Work to do
Pull out every line from the listing that has the word "this".

Entries supplied
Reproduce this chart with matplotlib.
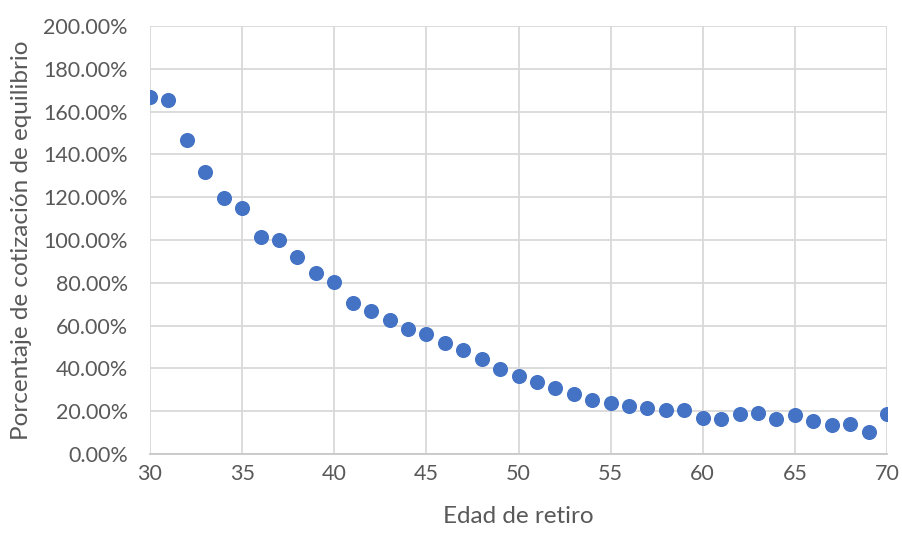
import matplotlib.pyplot as plt
from matplotlib.ticker import FuncFormatter

edad = list(range(30, 71))
porcentaje = [166.7, 165.3, 146.9, 131.8, 119.6, 114.8, 101.4, 99.9, 92.1, 84.7,
              80.4, 70.7, 66.7, 62.8, 58.3, 56.2, 51.7, 48.5, 44.4, 39.7,
              36.6, 33.8, 30.7, 28.0, 25.4, 23.7, 22.4, 21.6, 20.6, 20.6,
              17.0, 16.5, 18.7, 19.0, 16.2, 18.2, 15.6, 13.6, 14.0, 10.1,
              18.7]

plt.rcParams['font.family'] = ['Lato', 'DejaVu Sans']

fig = plt.figure(figsize=(9.02, 5.33), dpi=100)
ax = fig.add_axes([150 / 902, 1 - 454 / 533, 737 / 902, 428 / 533])

ax.scatter(edad, porcentaje, s=118, color='#4472C4', zorder=3, linewidths=0)

ax.set_xlim(30, 70)
ax.set_ylim(0, 200)
ax.set_xticks(range(30, 71, 5))
ax.set_yticks(range(0, 201, 20))
ax.yaxis.set_major_formatter(FuncFormatter(lambda v, p: f"{v:.2f}%"))

ax.grid(True, color='#D9D9D9', linewidth=1.3)
ax.set_axisbelow(True)
for s in ['top', 'right', 'left']:
    ax.spines[s].set_visible(False)
ax.spines['bottom'].set_color('#C8C8C8')
ax.spines['bottom'].set_linewidth(1.3)
ax.tick_params(length=0, labelsize=15.5, colors='#595959', pad=7)
ax.tick_params(axis='y', pad=16)

ax.set_xlabel('Edad de retiro', fontsize=17.5, color='#595959', labelpad=16)
ax.set_ylabel('Porcentaje de cotización de equilibrio', fontsize=17.5,
              color='#595959', labelpad=8)

fig.savefig('out.png', dpi=100)
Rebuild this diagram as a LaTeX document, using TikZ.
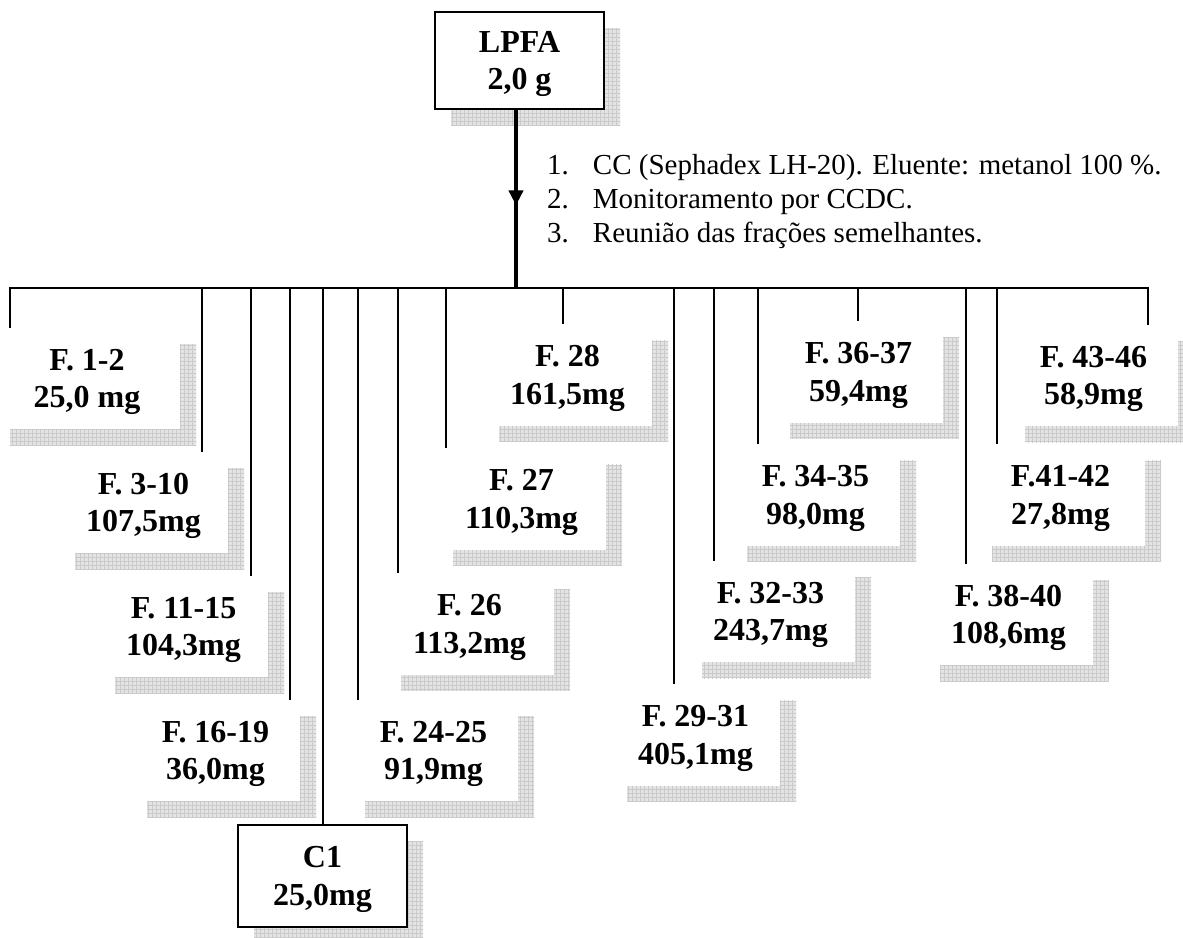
\documentclass[tikz,border=0pt]{standalone}
\usepackage{fontspec}
\setmainfont{Liberation Serif}
\usetikzlibrary{arrows.meta,shadows,patterns,decorations.markings}

% fine square grid used inside the box shadows
\pgfdeclarepatternformonly{shadowgrid}{\pgfqpoint{-1pt}{-1pt}}{\pgfqpoint{5pt}{5pt}}{\pgfqpoint{4pt}{4pt}}{%
  \pgfsetlinewidth{0.5pt}%
  \pgfpathmoveto{\pgfqpoint{0pt}{0pt}}\pgfpathlineto{\pgfqpoint{4.1pt}{0pt}}%
  \pgfpathmoveto{\pgfqpoint{0pt}{0pt}}\pgfpathlineto{\pgfqpoint{0pt}{4.1pt}}%
  \pgfusepath{stroke}}

\definecolor{shadowgray}{HTML}{E4E4E4}
\definecolor{gridgray}{HTML}{CACACA}

\begin{document}
\begin{tikzpicture}[x=1pt,y=-1pt,
  gridshadow/.style={
    general shadow={fill=shadowgray,shadow xshift=16pt,shadow yshift=-16pt},
    general shadow={pattern=shadowgrid,pattern color=gridgray,shadow xshift=16pt,shadow yshift=-16pt}},
  fraction/.style={gridshadow,fill=white,inner sep=0pt,minimum width=169pt,
    minimum height=101pt,align=center,text depth=0pt,
    font=\bfseries\fontsize{32}{37.5}\selectfont},
  framed/.style={fraction,draw=black,line width=2pt},
  branch/.style={line width=2pt},
  ]
\useasboundingbox (0,0) rectangle (1183,937);

% starting material
\node[framed,minimum height=97pt] (lpfa) at (519.5,60.5) {LPFA\\2,0 g};

% procedure
\node[anchor=base west,inner sep=0pt,font=\fontsize{29}{34}\selectfont] (steps) at (547,174)
  {\begin{tabular}[t]{@{}l@{\hspace{24pt}}l@{}}
   1. & CC (Sephadex LH-20). Eluente: metanol 100 \%.\\
   2. & Monitoramento por CCDC.\\
   3. & Reunião das frações semelhantes.
   \end{tabular}};

% fractions
\node[fraction,minimum width=186pt] (f12) at (87,378.5) {F. 1-2\\25,0 mg};
\node[fraction] (f310)  at (143.5,502.5) {F. 3-10\\107,5mg};
\node[fraction] (f1115) at (183.5,626.5) {F. 11-15\\104,3mg};
\node[fraction] (f1619) at (215.5,750.5) {F. 16-19\\36,0mg};
\node[framed,minimum height=102pt] (c1) at (322.5,876) {C1\\25,0mg};
\node[fraction] (f2425) at (433.5,750.5) {F. 24-25\\91,9mg};
\node[fraction] (f26)   at (469.5,624)   {F. 26\\113,2mg};
\node[fraction] (f27)   at (521.5,499)   {F. 27\\110,3mg};
\node[fraction] (f28)   at (567.5,375)   {F. 28\\161,5mg};
\node[fraction] (f2931) at (695.5,735)   {F. 29-31\\405,1mg};
\node[fraction] (f3233) at (770.5,611.5) {F. 32-33\\243,7mg};
\node[fraction] (f3435) at (815.5,495)   {F. 34-35\\98,0mg};
\node[fraction] (f3637) at (858.5,372)   {F. 36-37\\59,4mg};
\node[fraction] (f3840) at (1008.5,614.5) {F. 38-40\\108,6mg};
\node[fraction] (f4142) at (1060.5,495)  {F.41-42\\27,8mg};
\node[fraction] (f4346) at (1093.5,375.5) {F. 43-46\\58,9mg};

% distribution bar
\coordinate (hub) at (516,288);
\coordinate (b1)  at (10,288);
\coordinate (b2)  at (202,288);
\coordinate (b3)  at (251,288);
\coordinate (b4)  at (290,288);
\coordinate (b5)  at (323,288);
\coordinate (b6)  at (358,288);
\coordinate (b7)  at (398,288);
\coordinate (b8)  at (446,288);
\coordinate (b9)  at (563,288);
\coordinate (b10) at (674,288);
\coordinate (b11) at (714,288);
\coordinate (b12) at (758,288);
\coordinate (b13) at (858,288);
\coordinate (b14) at (966,288);
\coordinate (b15) at (997,288);
\coordinate (b16) at (1148,288);

\draw[line width=4pt,postaction={decorate},
  decoration={markings,mark=at position 0.536 with {\arrow{Triangle[width=14pt,length=15pt]}}}]
  (lpfa.south -| hub) -- (hub);

\draw[branch] (b1 |- f12.north) -- (b1) -- (b16) -- (b16 |- f4346.north);
\foreach \b/\n in {b2/f310,b3/f1115,b4/f1619,b5/c1,b6/f2425,b7/f26,b8/f27,b9/f28,
                   b10/f2931,b11/f3233,b12/f3435,b13/f3637,b14/f3840,b15/f4142}
  \draw[branch] (\b) -- (\b |- \n.north);
\end{tikzpicture}
\end{document}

Reply to the task
Reproduce this chart with matplotlib.
Rebuild this diagram as a LaTeX document, using TikZ.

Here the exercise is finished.